「マヂカルラブリー」野田クリスタルが語っていた「楽しくて仕方ない」こと
「もっと上を」
「M-1グランプリ2020」は「マヂカルラブリー」が制しました。
番組のエンディング、ボケの野田クリスタルさんは「最下位になっても優勝することあるんで、あきらめないでください」と叫びました。
2017年、決勝に進出するも“酷評”を受けた過去を受けての叫びでしたが、今年7月、野田さんにYahoo!拙連載でインタビューをしました。
野田さんがプログラミングするNintendo Switch用ソフト「スーパー野田ゲーPARTY」をクラウドファンディングで作る。そのプロジェクトを立ち上げたタイミングでのインタビューだったので、話の中心となったのはゲーム。
ただ、ゲーム作りへの思いを語る中に、今回の優勝後の叫び、そして、栄冠を勝ち取った“見る者の想像を超えていく馬力あふれるネタ”に通じる部分がありました。
「7年ほど前から、ライブでコントや漫才以外で出すものがあったら面白いと思って、ゲーム作りに独学で取り組んだんです。プレイする側は想像もしてないだろうけど『ここで失敗するだろうな』と考えて作ったところでプレイヤーがドツボにハマってると、楽しくて仕方ない(笑)。この感覚はゲームにもネタ作りにも共通している部分だと思います」
「もう一つ面白いのが、第一人者のプロゲーマーの方にプレイしてもらうと、僕の知らない攻略法を見つけやがるんですよ(笑)。作っている僕が『これで完璧』と思っているところをこじ開けてくるんです。自分が作っているゲームだから、こちらが全てを把握しているはずなのに、思ってもないことをやられる。それも実は楽しいところですし、それならばもっと上をいってやろうと思うんです」
自分が作る世界への自信と、それを崩された時でも更に上を目指す心の力。それがあっての戴冠だと強く感じました。
「もう、取るしかない」
また、最終決戦に残った「見取り図」には12月12日付朝日新聞拙連載用にインタビューをしていました。そこには「M-1」へのすさまじいまでの情熱があふれていました。
「芸人になったきっかけも、あこがれてきたものも『M-1』。一昨年、初めて決勝に行けた時に思ったんです。『人生で夢がかなうことって、あるんやな』と」(リリー)

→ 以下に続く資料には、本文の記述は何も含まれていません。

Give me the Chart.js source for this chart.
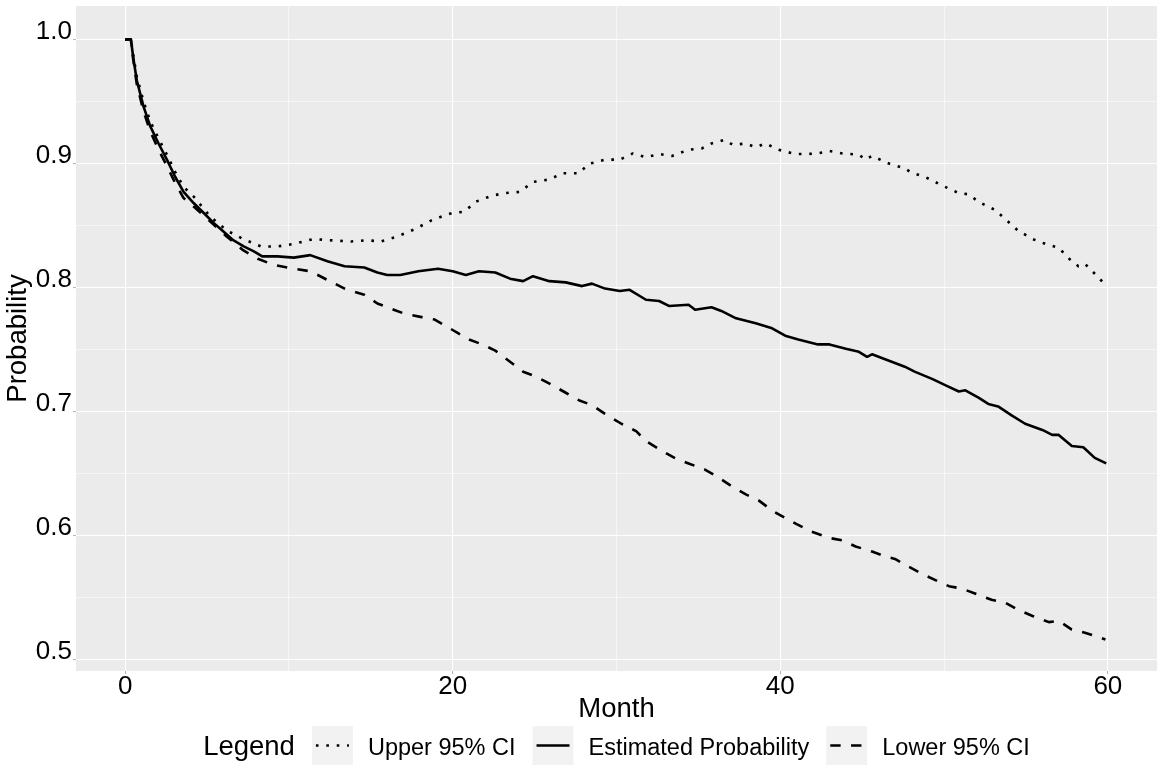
<!DOCTYPE html>
<html><head><meta charset="utf-8">
<script src="https://cdn.jsdelivr.net/npm/chart.js@4.4.1/dist/chart.umd.min.js"></script>
<style>html,body{margin:0;padding:0;background:#fff;overflow:hidden}#wrap{width:1157px;height:765px;position:relative}</style>
</head><body><div id="wrap"><canvas id="c" width="1157" height="765"></canvas></div>
<script>
const FONT = '"Liberation Sans", Arial, Helvetica, sans-serif';

// ---- data ----
const estMonths = [0,0.35,0.5,0.71,1.12,1.53,2.04,2.55,3.06,3.57,4.18,4.8,5.4,6.0,6.6,7.24,7.86,8.37,9.3,10.3,11.3,12.35,13.4,14.6,15.4,16.0,16.8,17.9,19.1,20.0,20.8,21.6,22.6,23.5,24.3,24.9,25.9,26.9,27.9,28.5,29.3,30.2,30.8,31.8,32.6,33.2,34.4,34.8,35.8,36.4,37.3,38.5,39.5,40.3,41.1,42.3,43.0,44.0,44.8,45.3,45.6,46.4,47.6,48.2,49.3,50.1,50.9,51.3,52.1,52.7,53.3,54.1,54.95,56.0,56.6,57.0,57.8,58.5,59.2,59.9];
const estValues = [1.000,1.000,0.985,0.967,0.946,0.930,0.916,0.903,0.889,0.877,0.868,0.860,0.852,0.845,0.838,0.833,0.829,0.825,0.825,0.824,0.826,0.821,0.817,0.816,0.812,0.810,0.810,0.813,0.815,0.813,0.810,0.813,0.812,0.807,0.805,0.809,0.805,0.804,0.801,0.803,0.799,0.797,0.798,0.790,0.789,0.785,0.786,0.782,0.784,0.781,0.775,0.771,0.767,0.761,0.758,0.754,0.754,0.7505,0.748,0.744,0.746,0.742,0.736,0.732,0.726,0.721,0.716,0.717,0.711,0.706,0.704,0.697,0.690,0.685,0.681,0.681,0.672,0.671,0.6625,0.658];

const upperMonths = [0,0.35,0.5,0.71,1.12,1.53,2.04,2.55,3.06,3.57,4.2,5.2,6.2,7.2,8.3,9.3,10.3,11.5,12.5,13.8,14.8,15.6,16.6,17.7,18.7,19.5,20.0,20.7,21.4,22.4,23.2,24.1,24.9,25.9,26.7,27.7,28.3,29.3,30.2,31.0,31.8,32.6,33.4,34.4,35.2,35.8,36.6,37.1,37.9,38.5,39.1,39.9,40.9,41.5,42.3,43.0,43.8,44.8,45.2,45.6,46.6,47.6,48.0,48.85,49.9,50.9,51.5,52.1,53.1,53.7,54.5,55.4,56.2,57.0,57.6,58.2,58.6,59.2,59.85];
const upperValues = [1.000,1.000,0.987,0.970,0.950,0.934,0.920,0.907,0.893,0.881,0.873,0.857,0.846,0.839,0.833,0.833,0.835,0.839,0.838,0.837,0.838,0.837,0.841,0.847,0.854,0.858,0.860,0.861,0.869,0.874,0.876,0.877,0.885,0.887,0.892,0.892,0.8995,0.903,0.903,0.908,0.905,0.9075,0.906,0.911,0.912,0.916,0.919,0.915,0.916,0.913,0.916,0.911,0.9075,0.9075,0.908,0.910,0.908,0.907,0.903,0.906,0.900,0.896,0.8925,0.889,0.882,0.876,0.875,0.869,0.8625,0.8555,0.846,0.839,0.835,0.832,0.8235,0.817,0.819,0.811,0.802];

const lowerMonths = [0,0.35,0.5,0.71,1.12,1.53,2.04,2.55,3.06,3.57,4.2,5.2,6.2,7.2,8.1,9.1,10.3,11.3,12.35,13.4,14.6,15.4,16.4,17.0,18.1,18.9,19.7,20.2,21.0,21.8,22.6,23.5,24.3,25.1,26.1,26.9,27.7,28.5,29.3,30.3,31.2,31.8,32.8,33.6,34.4,35.4,36.2,37.1,37.9,38.7,39.5,40.3,41.0,41.9,42.95,43.8,44.6,45.6,46.4,47.0,47.8,48.65,49.7,50.3,51.1,52.1,52.9,53.7,54.5,55.4,56.4,57.0,57.8,58.6,59.85];
const lowerValues = [1.000,1.000,0.983,0.964,0.942,0.926,0.911,0.898,0.884,0.872,0.865,0.853,0.841,0.830,0.823,0.818,0.815,0.813,0.806,0.799,0.794,0.787,0.782,0.779,0.776,0.774,0.768,0.764,0.758,0.754,0.749,0.740,0.732,0.728,0.721,0.715,0.709,0.705,0.698,0.690,0.684,0.676,0.668,0.662,0.658,0.653,0.647,0.639,0.633,0.628,0.620,0.614,0.609,0.603,0.598,0.596,0.591,0.587,0.583,0.581,0.575,0.569,0.5625,0.559,0.557,0.552,0.548,0.546,0.540,0.535,0.530,0.531,0.524,0.5215,0.516];

const seriesLabels = ['Upper 95% CI','Estimated Probability','Lower 95% CI'];
const xTickValues = [0,10,20,30,40,50,60];
const xTickLabels = ['0','','20','','40','','60'];
const yTickValues = [0.5,0.55,0.6,0.65,0.7,0.75,0.8,0.85,0.9,0.95,1.0];
const yTickLabels = ['0.5','','0.6','','0.7','','0.8','','0.9','','1.0'];
const legendTitle = 'Legend';

const toPts = (xs, ys) => xs.map((x, i) => ({x: x, y: ys[i]}));

const panelBg = {
  id: 'panelBg',
  beforeDraw(chart) {
    const {ctx, chartArea: a} = chart;
    ctx.save();
    ctx.fillStyle = '#EBEBEB';
    ctx.fillRect(a.left, a.top, a.right - a.left, a.bottom - a.top);
    ctx.restore();
  }
};

const ggLegend = {
  id: 'ggLegend',
  afterDraw(chart) {
    const ctx = chart.ctx, a = chart.chartArea;
    ctx.save();
    const titleFont = '27.5px ' + FONT, labFont = '23.5px ' + FONT;
    ctx.font = titleFont;
    const tw = ctx.measureText(legendTitle).width;
    ctx.font = labFont;
    const items = chart.data.datasets.map(d => ({label: d.label, dash: d.borderDash || [], lw: d.borderWidth, w: ctx.measureText(d.label).width}));
    const keyW = 41, gapTK = 17, gapKL = 15, gapLK = 17;
    let total = tw + gapTK;
    items.forEach((it, i) => { total += keyW + gapKL + it.w + (i < items.length - 1 ? gapLK : 0); });
    let x = (a.left + a.right) / 2 - total / 2;
    const top = 726, h = 40, base = 755, lineY = 745.5;
    ctx.fillStyle = '#000'; ctx.textAlign = 'left'; ctx.textBaseline = 'alphabetic';
    ctx.font = titleFont;
    ctx.fillText(legendTitle, x, base);
    x += tw + gapTK;
    items.forEach(it => {
      ctx.fillStyle = '#F2F2F2';
      ctx.fillRect(x, top, keyW, h);
      ctx.strokeStyle = '#000'; ctx.lineWidth = it.lw; ctx.lineCap = 'butt';
      ctx.setLineDash(it.dash);
      ctx.beginPath(); ctx.moveTo(x + 4, lineY); ctx.lineTo(x + keyW - 4, lineY); ctx.stroke();
      ctx.setLineDash([]);
      x += keyW + gapKL;
      ctx.fillStyle = '#000'; ctx.font = labFont;
      ctx.fillText(it.label, x, base);
      x += it.w + gapLK;
    });
    ctx.restore();
  }
};

const isMajorX = v => xTickLabels[xTickValues.indexOf(v)] !== '';
const isMajorY = v => { const i = yTickValues.findIndex(t => Math.abs(t - v) < 1e-9); return i >= 0 && yTickLabels[i] !== ''; };

const LW = 2.6;
new Chart(document.getElementById('c'), {
  type: 'line',
  data: {
    datasets: [
      {label: seriesLabels[0], data: toPts(upperMonths, upperValues), borderDash: [LW, LW * 3]},
      {label: seriesLabels[1], data: toPts(estMonths, estValues), borderDash: []},
      {label: seriesLabels[2], data: toPts(lowerMonths, lowerValues), borderDash: [LW * 4, LW * 4]}
    ].map(d => Object.assign(d, {borderColor: '#000', borderWidth: LW, pointRadius: 0, fill: false, tension: 0, borderCapStyle: 'butt', borderJoinStyle: 'round'}))
  },
  options: {
    responsive: false, animation: false, devicePixelRatio: 1,
    layout: {padding: {top: 6, left: 0, right: 0, bottom: 39}, autoPadding: false},
    plugins: {legend: {display: false}, tooltip: {enabled: false}},
    scales: {
      x: {
        type: 'linear', min: -3, max: 63,
        afterBuildTicks: s => { s.ticks = xTickValues.map(v => ({value: v})); },
        afterFit: s => { s.height = 55; s.paddingLeft = 0; s.paddingRight = 0; },
        ticks: {autoSkip: false, maxRotation: 0, padding: 0, color: '#000',
          font: {family: FONT, size: 26, lineHeight: 1},
          callback: v => { const i = xTickValues.indexOf(v); return i >= 0 ? xTickLabels[i] : ''; }},
        grid: {color: '#FFFFFF', lineWidth: c => (c.tick && isMajorX(c.tick.value)) ? 1.1 : 0.55,
          drawTicks: true, tickLength: 3,
          tickColor: c => (c.tick && isMajorX(c.tick.value)) ? '#b5b5b5' : 'rgba(0,0,0,0)'},
        border: {display: false},
        title: {display: true, text: 'Month', color: '#000', font: {family: FONT, size: 27.5}, padding: {top: 0, bottom: 0}}
      },
      y: {
        type: 'linear', min: 0.4906, max: 1.0269,
        afterBuildTicks: s => { s.ticks = yTickValues.map(v => ({value: v})); },
        afterFit: s => { s.width = 76; s.paddingTop = 0; s.paddingBottom = 0; },
        ticks: {autoSkip: false, padding: 1, labelOffset: -8, color: '#000',
          font: {family: FONT, size: 26},
          callback: v => { const i = yTickValues.findIndex(t => Math.abs(t - v) < 1e-9); return i >= 0 ? yTickLabels[i] : ''; }},
        grid: {color: '#FFFFFF', lineWidth: c => (c.tick && isMajorY(c.tick.value)) ? 1.1 : 0.55,
          drawTicks: true, tickLength: 3,
          tickColor: c => (c.tick && isMajorY(c.tick.value)) ? '#b5b5b5' : 'rgba(0,0,0,0)'},
        border: {display: false},
        title: {display: true, text: 'Probability', color: '#000', font: {family: FONT, size: 27.5}, padding: {top: 2, bottom: 0}}
      }
    }
  },
  plugins: [panelBg, ggLegend]
});
</script></body></html>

「劇場も閉まったんで、1カ月半くらいは漫才をする機会がなかったんです。芸人になって、こんなに漫才をしなかったのは初めて。なので『M-1』に向けての調整も全然違いました。劇場が再開してからも当初はアクリル板があったし、お客さんも1割ちょっとしか入れてない状況でした。思っていた流れとは何もかも違う年になりましたけど、それでも『M-1』は必ず優勝します。『M-1』にあこがれてしまったんで。あこがれてしまったものは仕方がない。もう、取るしかないんです」(盛山)
「なんで、いっつも怒ってんねん」
最終決戦に残ったもう一組「おいでやすこが」。こちらはピン芸人によるユニットという異色のコンビでしたが、おいでやす小田さんとは今から10年ほど前、大阪でたびたび食事に行っていました。
小田さんの吉本興業の先輩にあたる漫才コンビ「メッセンジャー」のあいはらさんが軸になり食事に連れて行ってもらっていたのですが、その時からネタ作りの腕はピカイチ。関西ローカルの情報番組でリポーターを務めるなど才能の片りんも見せてもいました。
ただ、食事中、いつもあいはらさんから同じ文言で愛あるイジリを受けていました。
「おいでやすは、なんで、いっつも怒ってんねん(笑)」
そう思わせるくらい、こちらの質問や会話に対し「なんでなんですか‼」「誰がやねん‼」「違うわ‼」と全力の“舞台声”でツッコミを入れる。
その結果、小田さんといると、一回の食事で“人からの白い眼”を一年分ゲットできるくらい、周りのお客さんの視線はこちらに向いていました。
ただ、言うならば、今大会で見せた強烈なツッコミはそれくらい長い時間と日ごろからの心がけで培われてきたものだとも言えます。
小田さんも野田さん同様、今大会のエンディングで「僕、こんなネタをやってますけど、怖い人間ではないんで」と心の叫びをあらわしてもいました。
確かに、怖い人間ではない。ただ、周りからそう思われかねない資質がとびっきりあることだけは、10年以上前から個人的に身をもって感じてきました。
審査員の松本人志さんが「いつもは2組で悩むけど、3組で悩んだのは初めて」との言葉を残していましたが、まさに大会史上に残る大接戦。苛烈な戦いを経て、三者三様の飛躍を願うばかりです。